Основные черты пьесы ведут, следовательно, свое происхождение от Грина: прежде всего другого, нелепая ревность короля по поводу того, что его жена, по его же настойчивому требованию, просит Поликсена продлить свое пребывание у них и дружески с ним беседует. У Грина ревность обоснована, между прочим, тем наивным и неприменимым для Шекспира обстоятельством, что Белларий, желая доказать мужу свое послушание заботливостью о друге его юности, часто заходит в спальню Эгиста, чтобы посмотреть, все ли там в порядке. У Грина королева действительно умирает после того, как король отверг ее в своем ревнивом безумстве. Шекспир не мог воспользоваться этой трагической чертой, которая сделала бы невозможным заключительное примирение. Зато он заимствовал и разработал другую: смерть королевского сына, малолетнего Мамилия, от горя, вызванного в нем поступком отца с его матерью. Этот Мамилий и все, что связано с ним, принадлежит к жемчужинам пьесы; невозможно было лучше охарактеризовать даровитого и благородного сердцем ребенка. По всей вероятности, здесь, в изображении этого мальчика, которого так рано уносит смерть, Шекспир вторично помянул своего умершего малолетнего сына. К нему отнес он мысленно и то, что Поликсен отвечает на вопрос Леонта, так же ли радует его юный принц, как его, Леонта, Мамилий (I, 2):

Да, когда бываю дома,
Он мне мое занятье и забава:
То верный друг, то враг непримиримый,
Мой льстец, мой воин, мой советник важный;
Короче, он мне все! Он сокращает
Июльский длинный день в декабрьский краткий,
И вереницей всяческих забав
Ребяческих мне разжижает мысли,
Готовые свернуть во мне всю кровь.

    Леонт.

Совсем, как мой здесь у меня.

Отец заговаривает сначала в веселом тоне с маленьким Мамилием:

Мамилий! Ты мне сын?

    Мамилий.

Да, сын!

    Леонт.

Мой петушок-цыпленок. Нос твой грязен;
На мой походит, говорят.

Спустя немного, когда ревность возросла, он восклицает:

Приди ко мне, мой мальчик,
Глянь оком голубым в меня, мой милый!
Кость от костей моих! Нет, невозможно,
Чтоб мать твоя могла...

Французские трагические поэты в середине и в конце 17-го века никогда не рисуют наивных детей. Маленького принца, обреченного на раннюю и трогательную смерть, они заставили бы говорить тоном возмужалым и торжественным, каким говорит Иоас в «Аталии» Расина. Шекспир нисколько не стесняется вложить в уста маленькому принцу речи настоящего ребенка. Мамилий говорит придворной даме, предлагающей поиграть с ним:

Нет, с вами не хочу.

    1-ая дама.

А отчего же не со мной?

    Мамилий.

Меня
Целуете всегда и говорите,
Как с маленьким.

Он объявляет, что ему больше нравится другая придворная дама, потому что у нее черные и тонкие брови. Он знает, что брови тогда всего красивей, когда они как бы нарисованы пером в виде полумесяца.

    2-ая дама.

Но кто же
Вас этому учил?

    Мамилий.

На женских лицах
Я высмотрел. Скажите мне, однако,
Какого цвета ваши брови?

    2-ая дама.

Синий!

    Мамилий.

Вы шутите. Бровей такого цвета
Я не видал. Но синий нос я видел
У женщины.

Потом сказка, которую он начинает рассказывать, прерывается появлением беснующегося короля.
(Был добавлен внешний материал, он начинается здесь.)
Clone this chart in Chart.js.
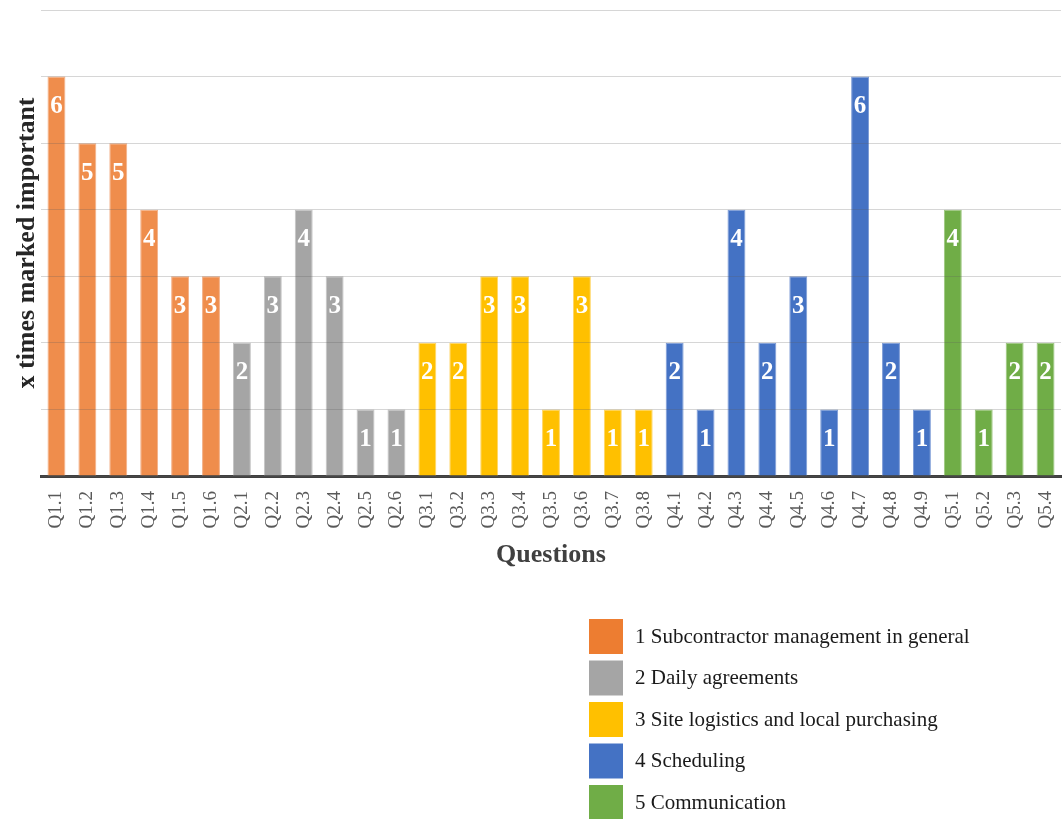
<!DOCTYPE html>
<html>
<head>
<meta charset="utf-8">
<style>
  html, body { margin: 0; padding: 0; background: #ffffff; }
  #chart { display: block; }
</style>
<script src="https://cdn.jsdelivr.net/npm/chart.js@4/dist/chart.umd.min.js"></script>
</head>
<body>
<canvas id="chart" width="1062" height="819"></canvas>
<script>
// Question labels along the x axis
const categories = [
  'Q1.1','Q1.2','Q1.3','Q1.4','Q1.5','Q1.6',
  'Q2.1','Q2.2','Q2.3','Q2.4','Q2.5','Q2.6',
  'Q3.1','Q3.2','Q3.3','Q3.4','Q3.5','Q3.6','Q3.7','Q3.8',
  'Q4.1','Q4.2','Q4.3','Q4.4','Q4.5','Q4.6','Q4.7','Q4.8','Q4.9',
  'Q5.1','Q5.2','Q5.3','Q5.4'
];

// Topic groups (legend entries)
const groupNames = [
  '1 Subcontractor management in general',
  '2 Daily agreements',
  '3 Site logistics and local purchasing',
  '4 Scheduling',
  '5 Communication'
];

// How many times each question was marked important, per topic
const subcontractorValues = [6, 5, 5, 4, 3, 3];
const agreementValues     = [2, 3, 4, 3, 1, 1];
const logisticsValues     = [2, 2, 3, 3, 1, 3, 1, 1];
const schedulingValues    = [2, 1, 4, 2, 3, 1, 6, 2, 1];
const communicationValues = [4, 1, 2, 2];

const groupValues = [subcontractorValues, agreementValues, logisticsValues, schedulingValues, communicationValues];

const barColors    = ['#EF8D4C', '#A5A5A5', '#FFC000', '#4472C4', '#70AD47'];
const borderColors = ['#F3B087', '#C4C4C4', '#FFD666', '#7C9BD6', '#9BC67D'];
const legendColors = ['#ED7D31', '#A5A5A5', '#FFC000', '#4472C4', '#70AD47'];

const SERIF = "'Liberation Serif', 'Times New Roman', serif";

// One dataset per topic; each occupies only its own questions' slots
let offset = 0;
const datasets = groupValues.map((vals, g) => {
  const data = categories.map(() => null);
  vals.forEach((v, i) => { data[offset + i] = v; });
  offset += vals.length;
  return {
    label: groupNames[g],
    data: data,
    backgroundColor: barColors[g],
    borderColor: borderColors[g],
    borderWidth: 1,
    barPercentage: 0.58,
    categoryPercentage: 1.0
  };
});

// White bold value labels near the top of each bar
const valueLabels = {
  id: 'valueLabels',
  afterDatasetsDraw(chart) {
    const ctx = chart.ctx;
    ctx.save();
    ctx.font = 'bold 25px ' + SERIF;
    ctx.fillStyle = '#ffffff';
    ctx.textAlign = 'center';
    ctx.textBaseline = 'middle';
    chart.data.datasets.forEach((ds, di) => {
      const meta = chart.getDatasetMeta(di);
      meta.data.forEach((bar, i) => {
        const v = ds.data[i];
        if (v === null || v === undefined) return;
        ctx.fillText(String(v), bar.x, bar.y + 30);
      });
    });
    ctx.restore();
  }
};

// Vertical legend in the lower right
const sideLegend = {
  id: 'sideLegend',
  afterDraw(chart) {
    const ctx = chart.ctx;
    ctx.save();
    ctx.font = '21px ' + SERIF;
    ctx.textAlign = 'left';
    ctx.textBaseline = 'middle';
    chart.data.datasets.forEach((ds, i) => {
      const y = 619 + i * 41.5;
      ctx.fillStyle = legendColors[i];
      ctx.fillRect(589, y, 34, 35);
      ctx.fillStyle = '#1a1a1a';
      ctx.fillText(ds.label, 635, y + 18);
    });
    ctx.restore();
  }
};

new Chart(document.getElementById('chart'), {
  type: 'bar',
  data: { labels: categories, datasets: datasets },
  plugins: [valueLabels, sideLegend],
  options: {
    responsive: false,
    animation: false,
    layout: { padding: { top: 10, left: 0, right: 1, bottom: 244 } },
    plugins: {
      legend: { display: false },
      tooltip: { enabled: false }
    },
    scales: {
      x: {
        stacked: true,
        grid: { display: false, drawTicks: false },
        border: { display: true, color: '#404040', width: 3 },
        ticks: {
          font: { family: SERIF, size: 19 },
          color: '#595959',
          minRotation: 90,
          maxRotation: 90,
          padding: 15,
          autoSkip: false
        },
        title: {
          display: true,
          text: 'Questions',
          font: { family: SERIF, size: 26, weight: 'bold' },
          color: '#404040',
          padding: { top: 0, bottom: 4 }
        },
        afterFit(scale) {
          scale.height = 99;
          scale.paddingLeft = 0;
          scale.paddingRight = 0;
        }
      },
      y: {
        stacked: true,
        min: 0,
        max: 7,
        ticks: { display: false, stepSize: 1 },
        grid: { color: 'rgba(90,90,90,0.25)', lineWidth: 1, drawTicks: false, z: 1 },
        border: { display: false },
        title: {
          display: true,
          text: 'x times marked important',
          font: { family: SERIF, size: 26, weight: 'bold' },
          color: '#262626',
          padding: { top: 12, bottom: 0 }
        },
        afterFit(scale) {
          scale.width = 41;
          scale.paddingTop = 0;
          scale.paddingBottom = 0;
        }
      }
    }
  }
});
</script>
</body>
</html>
В сцене суда над королевой, сцене, составляющей параллель подобной же сцене в «Генрихе VIII», приносят известие о кончине принца (III, 2):

Чье сердце доброе (добрей, чем должно
В такие годы) не могло снести
Позора матери своей честнейшей,
Поруганной неистовым отцом.

В новелле смерть ребенка влечет за собою смерть матери; здесь, являясь непосредственно за мятежным отвержением со стороны короля изречения оракула, она вызывает переворот в лице Леонта, принимающего эту смерть за кару небес. Шекспир оставил Гермиону жить и только считаться умершей, потому что хотел дать своей пьесе счастливый исход, которого требовало его основное настроение в этот период. То обстоятельство, что под конец воспоминание о Мамилии как будто бесследно исчезло, свидетельствует только о часто уже упоминавшейся нами поверхностности, с которой работает теперь Шекспир. Зато поэт постарался уберечь от забвения образ Гермионы; он показывает ее нам в сновидении Антигона, незадолго до его смерти, и таит ее шестнадцать лет в уединении, для того чтобы она появилась в самом конце. Ее личность преимущественно и связывает между собой обе крайне разнородные части, на которые распадается эта пьеса со своей «осиной талией».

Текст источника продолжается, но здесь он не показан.